Begin Material

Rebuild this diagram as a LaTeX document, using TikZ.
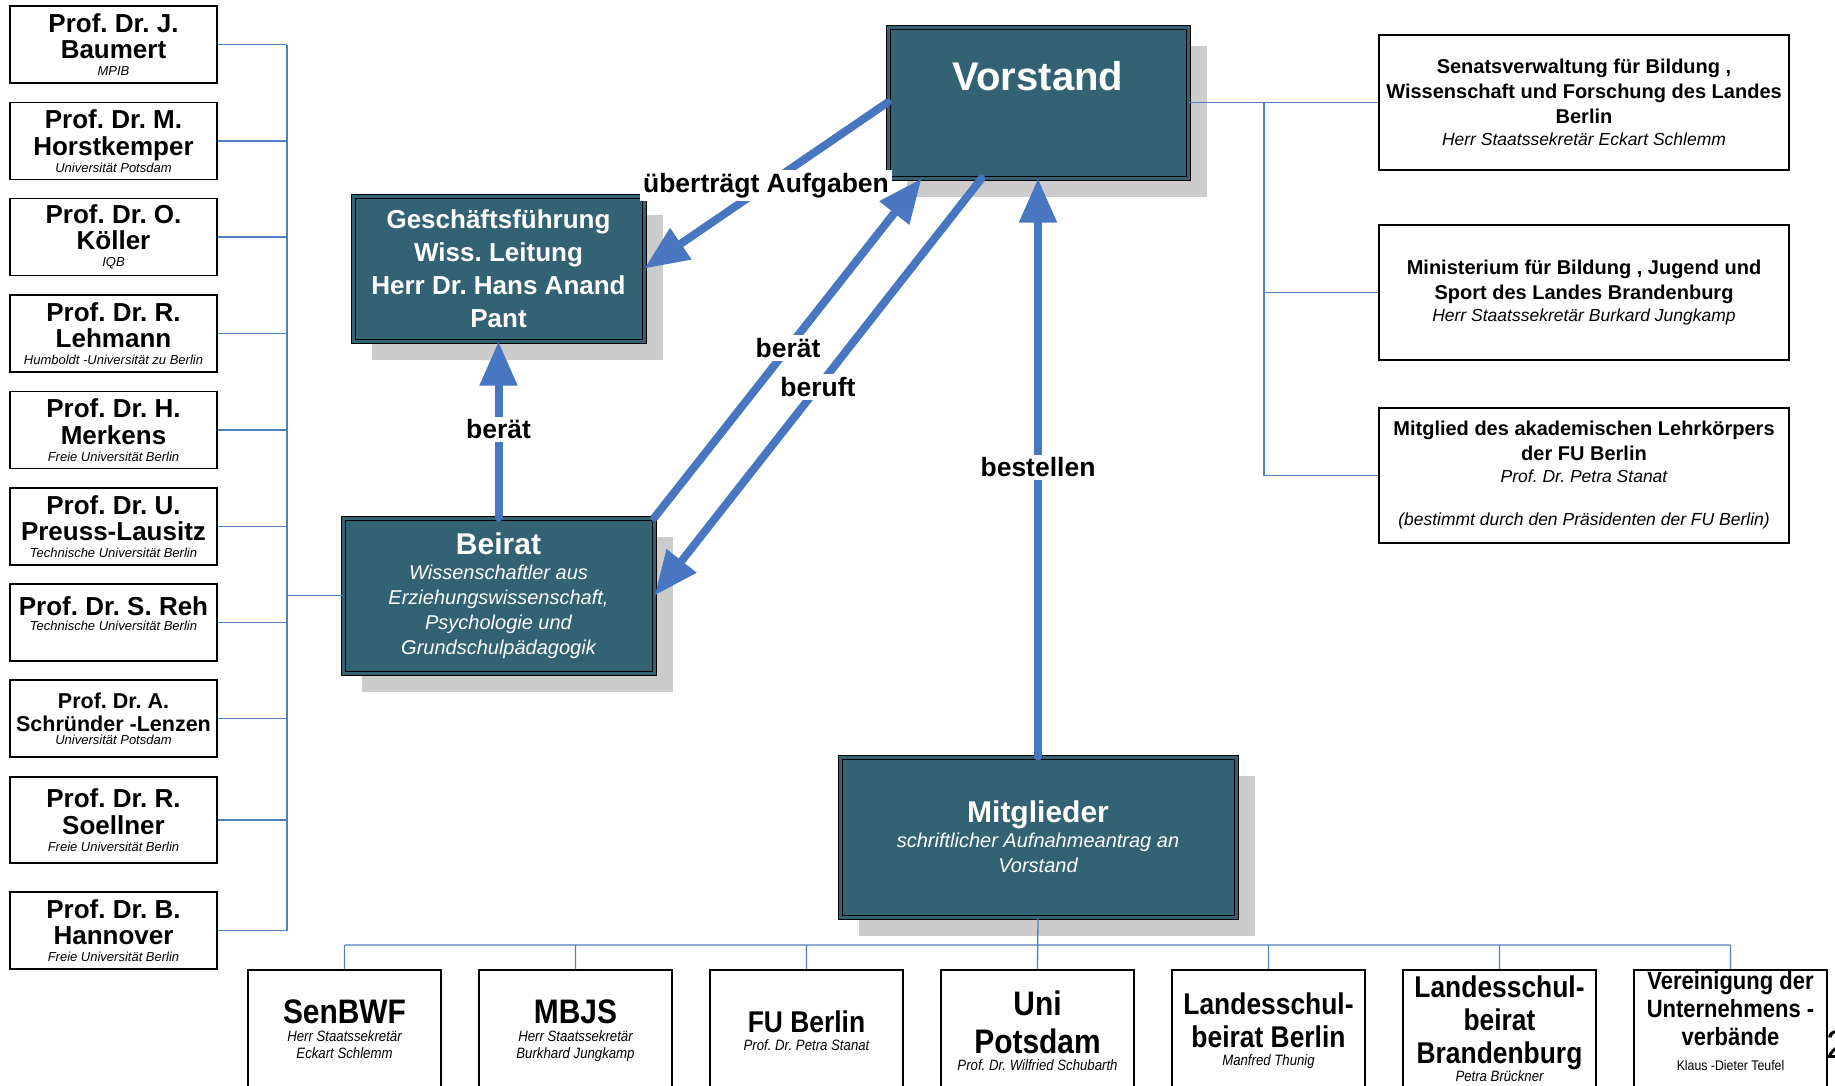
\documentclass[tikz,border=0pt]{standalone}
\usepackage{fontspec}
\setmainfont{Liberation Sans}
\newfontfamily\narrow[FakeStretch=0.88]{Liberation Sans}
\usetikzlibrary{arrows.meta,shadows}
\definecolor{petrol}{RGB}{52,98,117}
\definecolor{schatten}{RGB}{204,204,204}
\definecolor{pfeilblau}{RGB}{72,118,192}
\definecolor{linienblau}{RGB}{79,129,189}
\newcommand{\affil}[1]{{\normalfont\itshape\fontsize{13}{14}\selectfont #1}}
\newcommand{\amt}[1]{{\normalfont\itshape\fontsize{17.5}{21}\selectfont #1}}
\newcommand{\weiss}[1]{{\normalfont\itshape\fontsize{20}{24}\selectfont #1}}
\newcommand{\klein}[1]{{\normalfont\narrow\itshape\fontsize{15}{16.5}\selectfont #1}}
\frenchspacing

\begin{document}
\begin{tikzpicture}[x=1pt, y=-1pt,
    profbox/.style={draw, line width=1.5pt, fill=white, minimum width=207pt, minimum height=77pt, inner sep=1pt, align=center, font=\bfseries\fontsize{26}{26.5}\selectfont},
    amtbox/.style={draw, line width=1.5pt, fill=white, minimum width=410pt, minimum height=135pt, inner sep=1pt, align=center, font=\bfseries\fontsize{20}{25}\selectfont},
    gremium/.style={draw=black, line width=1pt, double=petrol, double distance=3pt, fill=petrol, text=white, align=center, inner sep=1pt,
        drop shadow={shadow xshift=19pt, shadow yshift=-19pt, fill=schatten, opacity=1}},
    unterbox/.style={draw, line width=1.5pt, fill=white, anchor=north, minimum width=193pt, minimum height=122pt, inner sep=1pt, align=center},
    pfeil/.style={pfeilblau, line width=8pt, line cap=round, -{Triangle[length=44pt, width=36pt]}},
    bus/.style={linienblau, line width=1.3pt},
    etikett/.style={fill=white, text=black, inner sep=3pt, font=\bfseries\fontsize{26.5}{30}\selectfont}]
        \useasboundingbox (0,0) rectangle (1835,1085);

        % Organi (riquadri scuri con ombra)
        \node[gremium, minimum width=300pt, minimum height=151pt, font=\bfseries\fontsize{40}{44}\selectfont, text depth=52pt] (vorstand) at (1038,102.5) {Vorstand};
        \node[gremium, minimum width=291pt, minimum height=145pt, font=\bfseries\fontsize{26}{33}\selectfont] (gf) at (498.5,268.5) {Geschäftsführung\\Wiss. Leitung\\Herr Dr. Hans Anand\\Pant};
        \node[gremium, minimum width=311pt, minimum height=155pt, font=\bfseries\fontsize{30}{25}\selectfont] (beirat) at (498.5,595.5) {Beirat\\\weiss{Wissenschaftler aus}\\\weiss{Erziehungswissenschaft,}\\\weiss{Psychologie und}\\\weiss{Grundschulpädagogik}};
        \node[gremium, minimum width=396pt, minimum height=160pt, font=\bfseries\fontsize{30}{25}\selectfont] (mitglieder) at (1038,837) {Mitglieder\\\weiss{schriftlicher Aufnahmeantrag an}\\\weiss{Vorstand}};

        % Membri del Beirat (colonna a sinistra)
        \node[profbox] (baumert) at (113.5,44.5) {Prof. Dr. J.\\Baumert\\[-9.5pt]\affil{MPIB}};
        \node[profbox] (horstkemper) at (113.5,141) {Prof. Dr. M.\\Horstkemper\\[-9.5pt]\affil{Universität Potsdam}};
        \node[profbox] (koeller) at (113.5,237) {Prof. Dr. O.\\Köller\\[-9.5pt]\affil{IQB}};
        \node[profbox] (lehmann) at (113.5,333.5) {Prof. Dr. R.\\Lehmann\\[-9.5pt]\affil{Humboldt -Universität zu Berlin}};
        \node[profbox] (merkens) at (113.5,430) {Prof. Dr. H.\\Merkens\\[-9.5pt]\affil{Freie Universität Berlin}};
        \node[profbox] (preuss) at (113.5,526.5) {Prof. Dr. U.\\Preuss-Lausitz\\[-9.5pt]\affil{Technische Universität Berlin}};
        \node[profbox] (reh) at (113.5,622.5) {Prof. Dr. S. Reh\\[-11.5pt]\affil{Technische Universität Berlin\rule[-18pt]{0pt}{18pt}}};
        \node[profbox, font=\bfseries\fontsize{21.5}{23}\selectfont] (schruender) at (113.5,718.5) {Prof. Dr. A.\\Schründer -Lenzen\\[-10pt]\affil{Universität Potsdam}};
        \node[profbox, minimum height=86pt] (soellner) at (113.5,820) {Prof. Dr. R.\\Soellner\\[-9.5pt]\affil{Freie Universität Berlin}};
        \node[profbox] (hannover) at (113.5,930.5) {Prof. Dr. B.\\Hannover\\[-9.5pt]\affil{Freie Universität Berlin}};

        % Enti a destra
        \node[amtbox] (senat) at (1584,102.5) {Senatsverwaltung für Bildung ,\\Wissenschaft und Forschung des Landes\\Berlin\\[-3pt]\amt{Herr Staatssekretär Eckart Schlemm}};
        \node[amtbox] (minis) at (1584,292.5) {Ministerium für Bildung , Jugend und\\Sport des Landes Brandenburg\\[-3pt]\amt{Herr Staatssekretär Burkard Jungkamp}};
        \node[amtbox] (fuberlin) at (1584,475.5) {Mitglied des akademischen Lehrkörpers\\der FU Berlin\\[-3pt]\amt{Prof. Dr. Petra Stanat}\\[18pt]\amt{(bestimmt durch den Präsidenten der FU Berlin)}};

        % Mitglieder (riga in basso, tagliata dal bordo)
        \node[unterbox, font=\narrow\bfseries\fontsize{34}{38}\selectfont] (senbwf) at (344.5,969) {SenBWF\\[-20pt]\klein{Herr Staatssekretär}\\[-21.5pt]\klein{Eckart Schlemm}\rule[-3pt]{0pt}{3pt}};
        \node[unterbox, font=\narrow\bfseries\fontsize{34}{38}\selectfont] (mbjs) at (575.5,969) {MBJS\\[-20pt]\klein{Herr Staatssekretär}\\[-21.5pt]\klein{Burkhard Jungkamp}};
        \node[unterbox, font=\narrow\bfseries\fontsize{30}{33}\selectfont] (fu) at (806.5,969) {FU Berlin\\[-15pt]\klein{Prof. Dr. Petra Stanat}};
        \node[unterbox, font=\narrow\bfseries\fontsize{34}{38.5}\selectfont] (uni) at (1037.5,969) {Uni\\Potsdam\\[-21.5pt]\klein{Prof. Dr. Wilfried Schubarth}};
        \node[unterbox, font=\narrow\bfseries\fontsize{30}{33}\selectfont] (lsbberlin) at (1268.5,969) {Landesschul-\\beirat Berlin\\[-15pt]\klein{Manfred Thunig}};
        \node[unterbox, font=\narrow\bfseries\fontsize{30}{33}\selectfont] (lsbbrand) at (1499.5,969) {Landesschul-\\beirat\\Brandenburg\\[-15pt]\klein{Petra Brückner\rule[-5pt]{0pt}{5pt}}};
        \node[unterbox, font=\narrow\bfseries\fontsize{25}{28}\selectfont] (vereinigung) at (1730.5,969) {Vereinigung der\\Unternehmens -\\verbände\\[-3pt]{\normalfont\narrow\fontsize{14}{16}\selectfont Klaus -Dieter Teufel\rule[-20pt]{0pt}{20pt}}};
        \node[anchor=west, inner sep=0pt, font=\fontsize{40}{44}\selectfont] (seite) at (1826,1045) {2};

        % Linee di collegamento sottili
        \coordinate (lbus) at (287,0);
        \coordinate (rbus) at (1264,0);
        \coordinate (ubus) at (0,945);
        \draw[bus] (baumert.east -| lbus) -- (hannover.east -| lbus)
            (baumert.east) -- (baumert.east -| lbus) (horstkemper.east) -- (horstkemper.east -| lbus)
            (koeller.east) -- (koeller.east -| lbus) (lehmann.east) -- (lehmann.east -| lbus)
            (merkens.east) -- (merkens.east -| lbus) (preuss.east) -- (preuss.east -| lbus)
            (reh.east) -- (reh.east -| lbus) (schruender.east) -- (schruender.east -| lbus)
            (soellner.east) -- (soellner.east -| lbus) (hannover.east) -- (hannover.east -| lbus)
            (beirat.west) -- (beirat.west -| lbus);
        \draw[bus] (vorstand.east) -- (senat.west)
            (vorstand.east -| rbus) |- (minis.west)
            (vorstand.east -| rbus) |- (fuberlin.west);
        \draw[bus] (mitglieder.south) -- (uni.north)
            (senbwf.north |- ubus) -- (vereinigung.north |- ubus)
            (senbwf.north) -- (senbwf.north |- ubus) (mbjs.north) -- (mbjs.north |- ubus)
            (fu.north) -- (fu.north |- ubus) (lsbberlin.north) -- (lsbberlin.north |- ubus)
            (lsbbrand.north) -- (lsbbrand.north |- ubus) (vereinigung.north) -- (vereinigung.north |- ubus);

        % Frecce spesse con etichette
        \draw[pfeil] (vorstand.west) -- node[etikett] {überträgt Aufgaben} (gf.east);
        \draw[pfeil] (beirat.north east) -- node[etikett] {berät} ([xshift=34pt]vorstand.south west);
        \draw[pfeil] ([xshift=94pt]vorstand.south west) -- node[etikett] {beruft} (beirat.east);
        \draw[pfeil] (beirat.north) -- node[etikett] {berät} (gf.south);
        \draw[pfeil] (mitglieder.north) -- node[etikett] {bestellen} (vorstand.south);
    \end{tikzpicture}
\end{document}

End Material

Short problem:
Leave out any pictures, please, and quote only the lines from the top of the data through the line that contains "(0,0) rectangle (1835,1085);".

Solution to the problem:
Rebuild this diagram as a LaTeX document, using TikZ.
\documentclass[tikz,border=0pt]{standalone}
\usepackage{fontspec}
\setmainfont{Liberation Sans}
\newfontfamily\narrow[FakeStretch=0.88]{Liberation Sans}
\usetikzlibrary{arrows.meta,shadows}
\definecolor{petrol}{RGB}{52,98,117}
\definecolor{schatten}{RGB}{204,204,204}
\definecolor{pfeilblau}{RGB}{72,118,192}
\definecolor{linienblau}{RGB}{79,129,189}
\newcommand{\affil}[1]{{\normalfont\itshape\fontsize{13}{14}\selectfont #1}}
\newcommand{\amt}[1]{{\normalfont\itshape\fontsize{17.5}{21}\selectfont #1}}
\newcommand{\weiss}[1]{{\normalfont\itshape\fontsize{20}{24}\selectfont #1}}
\newcommand{\klein}[1]{{\normalfont\narrow\itshape\fontsize{15}{16.5}\selectfont #1}}
\frenchspacing

\begin{document}
\begin{tikzpicture}[x=1pt, y=-1pt,
    profbox/.style={draw, line width=1.5pt, fill=white, minimum width=207pt, minimum height=77pt, inner sep=1pt, align=center, font=\bfseries\fontsize{26}{26.5}\selectfont},
    amtbox/.style={draw, line width=1.5pt, fill=white, minimum width=410pt, minimum height=135pt, inner sep=1pt, align=center, font=\bfseries\fontsize{20}{25}\selectfont},
    gremium/.style={draw=black, line width=1pt, double=petrol, double distance=3pt, fill=petrol, text=white, align=center, inner sep=1pt,
        drop shadow={shadow xshift=19pt, shadow yshift=-19pt, fill=schatten, opacity=1}},
    unterbox/.style={draw, line width=1.5pt, fill=white, anchor=north, minimum width=193pt, minimum height=122pt, inner sep=1pt, align=center},
    pfeil/.style={pfeilblau, line width=8pt, line cap=round, -{Triangle[length=44pt, width=36pt]}},
    bus/.style={linienblau, line width=1.3pt},
    etikett/.style={fill=white, text=black, inner sep=3pt, font=\bfseries\fontsize{26.5}{30}\selectfont}]
        \useasboundingbox (0,0) rectangle (1835,1085);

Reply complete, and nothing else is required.